What This Means for You
No one is suggesting that all older adults avoid alcohol completely. If you're in generally good health and alcohol doesn't interact with any of your medications, then there may be nothing wrong with you enjoying a drink with dinner each night or having a few drinks at a party. But what starts as a casual indulgence sometimes morphs into a serious problem, so it's worth heeding the warning signs.
"If you were to go to an AA meeting, they might talk about having a moment of clarity or 'hitting rock bottom,' but that's not always how it works," Mowbray says. Plus, adds Veach, if you can catch the problem early, it will be easier to get under control. "If you wait until you're at the bottom, then it's like trying to stop a freight train," she says.
Some signs that you might be developing an alcohol problem include:
- You’re drinking more.
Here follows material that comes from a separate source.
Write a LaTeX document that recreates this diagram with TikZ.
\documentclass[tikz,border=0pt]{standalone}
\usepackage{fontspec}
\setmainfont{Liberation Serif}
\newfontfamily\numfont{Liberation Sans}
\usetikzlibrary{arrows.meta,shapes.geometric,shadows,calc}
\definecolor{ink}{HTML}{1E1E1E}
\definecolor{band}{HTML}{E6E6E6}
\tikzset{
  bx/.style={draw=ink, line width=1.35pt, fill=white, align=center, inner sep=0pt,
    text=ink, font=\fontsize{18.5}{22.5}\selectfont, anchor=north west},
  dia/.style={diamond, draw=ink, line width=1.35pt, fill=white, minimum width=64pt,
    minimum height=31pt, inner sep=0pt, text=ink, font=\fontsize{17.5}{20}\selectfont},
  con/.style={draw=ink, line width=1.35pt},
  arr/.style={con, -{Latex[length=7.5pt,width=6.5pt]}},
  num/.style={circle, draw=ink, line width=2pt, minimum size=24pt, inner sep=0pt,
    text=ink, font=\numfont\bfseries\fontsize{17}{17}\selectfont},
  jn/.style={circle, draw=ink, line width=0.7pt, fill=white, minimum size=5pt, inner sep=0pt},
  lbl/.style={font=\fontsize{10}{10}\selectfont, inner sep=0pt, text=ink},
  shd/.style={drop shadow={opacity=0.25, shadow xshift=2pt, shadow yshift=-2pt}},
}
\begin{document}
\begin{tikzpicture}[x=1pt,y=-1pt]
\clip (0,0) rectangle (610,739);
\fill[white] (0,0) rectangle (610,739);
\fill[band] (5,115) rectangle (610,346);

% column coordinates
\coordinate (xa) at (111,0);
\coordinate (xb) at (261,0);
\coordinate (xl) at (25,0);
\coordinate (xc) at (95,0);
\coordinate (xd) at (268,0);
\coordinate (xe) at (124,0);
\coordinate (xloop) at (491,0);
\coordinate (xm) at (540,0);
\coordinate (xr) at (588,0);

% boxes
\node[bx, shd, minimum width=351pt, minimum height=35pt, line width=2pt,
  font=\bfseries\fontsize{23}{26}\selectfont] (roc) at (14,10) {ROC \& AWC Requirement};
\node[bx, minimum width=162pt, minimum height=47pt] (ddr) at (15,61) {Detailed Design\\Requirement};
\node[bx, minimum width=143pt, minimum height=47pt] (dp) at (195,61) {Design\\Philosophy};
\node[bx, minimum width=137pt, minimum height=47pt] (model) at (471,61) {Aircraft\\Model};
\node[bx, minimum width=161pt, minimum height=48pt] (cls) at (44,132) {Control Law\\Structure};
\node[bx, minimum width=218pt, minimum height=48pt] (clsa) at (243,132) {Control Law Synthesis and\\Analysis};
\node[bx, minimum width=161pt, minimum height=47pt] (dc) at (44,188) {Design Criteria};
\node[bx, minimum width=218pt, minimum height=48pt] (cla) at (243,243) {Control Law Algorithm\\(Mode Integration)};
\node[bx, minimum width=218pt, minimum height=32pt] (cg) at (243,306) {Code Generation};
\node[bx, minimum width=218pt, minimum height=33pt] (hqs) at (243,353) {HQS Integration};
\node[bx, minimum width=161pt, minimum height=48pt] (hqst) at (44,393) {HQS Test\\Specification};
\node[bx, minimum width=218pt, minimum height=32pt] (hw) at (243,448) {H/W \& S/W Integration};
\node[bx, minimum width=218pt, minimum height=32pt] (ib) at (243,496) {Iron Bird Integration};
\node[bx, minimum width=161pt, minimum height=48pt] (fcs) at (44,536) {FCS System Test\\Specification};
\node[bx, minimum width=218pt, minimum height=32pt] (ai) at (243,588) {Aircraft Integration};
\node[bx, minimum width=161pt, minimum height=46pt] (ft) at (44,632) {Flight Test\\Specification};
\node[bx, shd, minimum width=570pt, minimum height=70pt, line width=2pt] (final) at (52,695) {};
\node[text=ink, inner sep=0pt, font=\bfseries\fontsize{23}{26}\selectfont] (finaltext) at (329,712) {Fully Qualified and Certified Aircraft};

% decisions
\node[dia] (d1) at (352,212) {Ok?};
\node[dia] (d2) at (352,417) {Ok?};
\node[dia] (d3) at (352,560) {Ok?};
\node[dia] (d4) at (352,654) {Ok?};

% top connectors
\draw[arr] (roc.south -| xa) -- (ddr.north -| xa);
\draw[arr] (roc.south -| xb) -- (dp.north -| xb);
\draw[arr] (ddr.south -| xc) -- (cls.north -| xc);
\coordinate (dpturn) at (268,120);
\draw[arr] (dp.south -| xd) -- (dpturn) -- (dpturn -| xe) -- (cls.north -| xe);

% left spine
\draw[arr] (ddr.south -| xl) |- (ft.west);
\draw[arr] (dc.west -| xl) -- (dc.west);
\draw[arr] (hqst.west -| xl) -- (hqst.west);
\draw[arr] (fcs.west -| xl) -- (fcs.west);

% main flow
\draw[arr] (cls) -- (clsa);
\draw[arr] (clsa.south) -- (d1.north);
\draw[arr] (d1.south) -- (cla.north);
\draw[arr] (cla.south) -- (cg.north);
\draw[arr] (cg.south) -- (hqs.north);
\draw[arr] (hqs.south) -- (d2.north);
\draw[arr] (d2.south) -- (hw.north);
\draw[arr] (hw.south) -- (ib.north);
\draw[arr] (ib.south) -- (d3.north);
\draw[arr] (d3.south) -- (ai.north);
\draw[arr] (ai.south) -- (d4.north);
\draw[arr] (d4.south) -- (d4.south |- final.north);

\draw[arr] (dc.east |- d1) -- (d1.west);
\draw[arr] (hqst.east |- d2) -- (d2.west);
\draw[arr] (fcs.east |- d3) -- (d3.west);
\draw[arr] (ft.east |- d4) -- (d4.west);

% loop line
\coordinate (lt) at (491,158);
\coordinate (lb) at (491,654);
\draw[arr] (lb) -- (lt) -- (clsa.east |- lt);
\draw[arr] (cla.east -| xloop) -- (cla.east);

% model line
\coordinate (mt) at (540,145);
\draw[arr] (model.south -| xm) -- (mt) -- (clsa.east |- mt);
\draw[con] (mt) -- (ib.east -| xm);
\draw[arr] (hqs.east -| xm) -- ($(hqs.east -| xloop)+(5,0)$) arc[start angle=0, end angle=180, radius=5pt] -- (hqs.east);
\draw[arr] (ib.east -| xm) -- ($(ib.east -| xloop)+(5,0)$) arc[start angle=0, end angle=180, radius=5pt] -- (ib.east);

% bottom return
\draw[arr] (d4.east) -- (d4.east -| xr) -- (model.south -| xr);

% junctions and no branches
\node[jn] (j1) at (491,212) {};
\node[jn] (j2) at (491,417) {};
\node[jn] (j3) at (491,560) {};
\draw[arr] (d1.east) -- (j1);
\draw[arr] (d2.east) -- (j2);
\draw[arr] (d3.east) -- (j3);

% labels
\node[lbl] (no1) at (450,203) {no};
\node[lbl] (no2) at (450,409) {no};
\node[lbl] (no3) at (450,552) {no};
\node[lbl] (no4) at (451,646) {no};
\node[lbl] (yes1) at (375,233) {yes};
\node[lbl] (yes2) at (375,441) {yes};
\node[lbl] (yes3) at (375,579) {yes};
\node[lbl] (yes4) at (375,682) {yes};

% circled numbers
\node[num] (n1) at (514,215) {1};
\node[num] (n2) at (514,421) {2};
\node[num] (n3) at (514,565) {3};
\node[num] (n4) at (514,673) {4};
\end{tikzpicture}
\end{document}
Maybe you used to have a cocktail every evening; now you’re mixing three or four. You might also find yourself drinking earlier in the day than you used to.
- You’re sneaking drinks. You might only have one drink with dinner in the company of others, but no one else knows that you already drank a few glasses while you were cooking.
- Your priorities have shifted. You used to enjoy going to the park, taking walks, and spending time with friends. Now you look forward to those activities less (if you still do them at all) and focus your day around the next drink.
- You’re facing serious consequences. You’ve fallen a few times after drinking, you’ve missed important events because you were drinking, or friends and family have repeatedly told you that they are concerned.
Still Unsure If Your Drinking Has Become a Problem?
Mowbray suggests talking to your primary care doctor or taking a self-assessment, such as the online Alcohol Use Disorders Identification Test (AUDIT).
Depending on how difficult it is for you to control alcohol use, you might be able to scale back on your own. However, people with serious alcohol disorders have more success when they work with an expert. You can ask your internist for a referral to a clinical addiction specialist, or find well-qualified counselors and programs by going through the Substance and Mental Health Services Administration.
You may not require an inpatient program, but if you do, consider seeking one out that specifically caters to older adults.